Cameroon's Anglophone separatists have attacked towns and villages in protest after a military tribunal gave their leader and 9 supporters life sentences. Cameroon's military says at least two people were killed in Bamenda and six wounded in a shoot-out with separatists.
Food seller Donatus Ngwa, 24, fled fighting Wednesday in the northwestern English-speaking town of Bamenda to French-speaking Mbouda.
He says separatist fighters started chasing people off Bamenda's streets on Tuesday night. Wednesday, they were shooting indiscriminately in the air, Ngwa says, assaulting those who disobeyed them and ordering everyone to leave the streets.
Nearly 100 Cameroonians have fled to Mbouda since Tuesday, when a Yaounde military tribunal found separatist leader Julius Ayuk Tabe and nine supporters guilty of secession, terrorism and hostility against Cameroon. All 10 were given lifetime prison sentences and ordered to pay a fine of $50 million.
Rights groups and other critics condemned the court's ruling, saying it would impede efforts to end the conflict, which has left 2,000 people dead in the past three years.
Activist Edward Nfor says the sentences risk inflaming further violence.

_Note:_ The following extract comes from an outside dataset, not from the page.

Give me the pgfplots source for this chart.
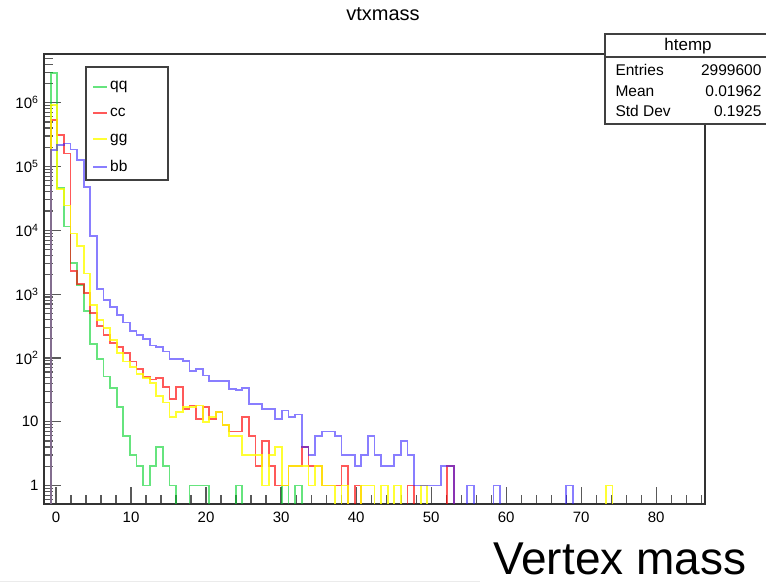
\documentclass[border=0pt]{standalone}
\usepackage{fontspec}
\setmainfont{Liberation Sans}
\usepackage{pgfplots}
\usepackage{pgfplotstable}
\pgfplotsset{compat=1.18}

\definecolor{qqcol}{RGB}{0,210,40}
\definecolor{cccol}{RGB}{255,0,0}
\definecolor{ggcol}{RGB}{255,255,0}
\definecolor{bbcol}{RGB}{40,20,255}

% bin index k, bin left edge = -1.6 + 0.881 k ; empty bins written as 0.1 (below ymin)
\pgfplotstableread{
k   qq      cc      gg      bb
0   0.1     0.1     0.1     0.1
1   2.9e6   5.4e5   9.3e5   1.83e5
2   4.6e4   3.1e5   4.4e4   2.2e5
3   1.15e4  1.6e5   2.45e4  2.3e5
4   3070    2270    8900    1.85e5
5   1400    1460    5600    1.25e5
6   550     1040    2100    4.75e4
7   167     500     682     8200
8   96      320     397     1200
9   51      231     294     817
10  34      171     193     628
11  17      150     119     475
12  6       119     88      360
13  3       88      72      267
14  2       67      56      231
15  1       50      48      198
16  2       46      40      157
17  4       48      25      148
18  2       35      20      126
19  1       23      12      96
20  0.1     35      14      96
21  0.1     16      17      90
22  1       18      17      63
23  1       11      18      67
24  1       17      10      53
25  0.1     11      12      43
26  0.1     14      14      43
27  0.1     9       9       43
28  0.1     7       6       33
29  1       7       6       31
30  0.1     12      3       34
31  0.1     6       3       19
32  0.1     2       3       19
33  0.1     5       1       16
34  0.1     2       3       16
35  0.1     1       4       11
36  1       1       1       15
37  0.1     2       2       12
38  1       2       2       13
39  0.1     4       2       4
40  0.1     2       1       3
41  0.1     2       2       6
42  0.1     1       1       7
43  0.1     1       1       7
44  0.1     1       0.1     6
45  0.1     2       1       3
46  0.1     0.1     0.1     3
47  0.1     1       0.1     2
48  0.1     0.1     1       3
49  0.1     0.1     1       6
50  0.1     0.1     0.1     3
51  0.1     0.1     1       2
52  0.1     0.1     0.1     2
53  0.1     0.1     1       3
54  0.1     0.1     0.1     5
55  0.1     1       0.1     3
56  0.1     0.1     0.1     1
57  0.1     0.1     1       1
58  0.1     0.1     0.1     1
59  0.1     0.1     0.1     1
60  0.1     0.1     0.1     2
61  0.1     2       0.1     2
62  0.1     0.1     0.1     0.1
64  0.1     0.1     0.1     1
65  0.1     0.1     0.1     0.1
68  0.1     0.1     0.1     1
69  0.1     0.1     0.1     0.1
79  0.1     0.1     0.1     1
80  0.1     0.1     0.1     0.1
85  0.1     0.1     1       0.1
86  0.1     0.1     0.1     0.1
100 0.1     0.1     0.1     0.1
}\vtxdata

\begin{document}
\begin{tikzpicture}[x=1pt,y=1pt]
\path[use as bounding box] (0,0) rectangle (766,583);
\begin{axis}[
    at={(44pt,79pt)}, anchor=south west,
    scale only axis, width=661pt, height=450pt,
    xmin=-1.6, xmax=86.5,
    ymode=log, ymin=0.513, ymax=5.8e6,
    axis line style={black!80, line width=1.3pt},
    xtick pos=left, ytick pos=left,
    xtick={0,10,...,80},
    xticklabels={0,10,20,30,40,50,60,70,80},
    minor xtick={2,4,...,86},
    ytick={1,10,100,1000,10000,100000,1000000},
    yticklabels={1,10,10\textsuperscript{2},10\textsuperscript{3},10\textsuperscript{4},10\textsuperscript{5},10\textsuperscript{6}},
    minor ytick={0.6,0.7,0.8,0.9,2,3,4,5,6,7,8,9,20,30,40,50,60,70,80,90,200,300,400,500,600,700,800,900,2000,3000,4000,5000,6000,7000,8000,9000,20000,30000,40000,50000,60000,70000,80000,90000,200000,300000,400000,500000,600000,700000,800000,900000,2000000,3000000,4000000,5000000},
    major tick length=17pt, minor tick length=9pt,
    tick style={black!65, line width=1.2pt},
    ticklabel style={font=\fontsize{15}{18}\selectfont},
    xticklabel style={yshift=-4pt},
    yticklabel style={xshift=-2pt},
    legend style={draw=none, fill=none, at={(axis description cs:0.068,0.948)}, anchor=north west,
        font=\fontsize{15.5}{18}\selectfont, row sep=12.5pt},
    legend cell align=left,
    legend image code/.code={\draw[#1, line width=2pt] (-4pt,0pt) -- (10pt,0pt);},
]
\addplot[const plot, qqcol, line width=1.8pt, draw opacity=0.6]
    table[x expr=-1.6+0.881*\thisrow{k}, y=qq] {\vtxdata};
\addplot[const plot, cccol, line width=1.8pt, draw opacity=0.65]
    table[x expr=-1.6+0.881*\thisrow{k}, y=cc] {\vtxdata};
\addplot[const plot, ggcol, line width=1.8pt, draw opacity=0.8]
    table[x expr=-1.6+0.881*\thisrow{k}, y=gg] {\vtxdata};
\addplot[const plot, bbcol, line width=1.8pt, draw opacity=0.55]
    table[x expr=-1.6+0.881*\thisrow{k}, y=bb] {\vtxdata};
\legend{qq,cc,gg,bb}
\end{axis}
% legend frame
\draw[black!75, line width=1.3pt] (86,516) rectangle (168,403);
% title
\node[font=\fontsize{20}{24}\selectfont] at (383,569) {vtxmass};
% stats box
\draw[black!75, line width=1.3pt, fill=white] (605,549) rectangle (770,459);
\draw[black!75, line width=1.3pt] (605,526) -- (770,526);
\node[font=\fontsize{17}{20}\selectfont] at (688,537) {htemp};
\begin{scope}[every node/.style={font=\fontsize{15.5}{18}\selectfont}]
\node[anchor=west] at (612,513) {Entries};
\node[anchor=east] at (765,513) {2999600};
\node[anchor=west] at (612,492) {Mean};
\node[anchor=east] at (765,492) {0.01962};
\node[anchor=west] at (612,472) {Std Dev};
\node[anchor=east] at (765,472) {0.1925};
\end{scope}
% slide caption
\node[anchor=base west, font=\fontsize{46}{50}\selectfont, inner sep=0pt, text depth=0pt] at (493,8) {Vertex mass};
\draw[black!8, line width=1pt] (0,1) -- (480,1);
\end{tikzpicture}
\end{document}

"I would not be surprised if the violence this time will be very disastrous and might stretch a little bit further into the other parts of the country," he said. "Let the head of state do something about this. The time is now to think on another strategy to calm down tensions."
Separatists on social media ordered everyone in Cameroon's English-speaking western regions to stay at home as a sign of protest over the sentences. They also vowed to step up their fight to make Cameroon's English-speaking regions independent of the French majority.
The governor of the English-speaking northwest region, Deben Tchoffo, called on the population to be calm and work with the military.
"They can be assured of the availability of the administrative authorities and the security services to help them," he said. "I am asking the population of the northwest region to remobilize themselves to shun out of the region those who are terrorizing the population, threatening them."
Violence erupted in Cameroon's English-speaking regions in 2016, when teachers and lawyers protested alleged discrimination at the hands of the French-speaking majority.
The government responded with a crackdown that sparked an armed movement for an independent, English-speaking state.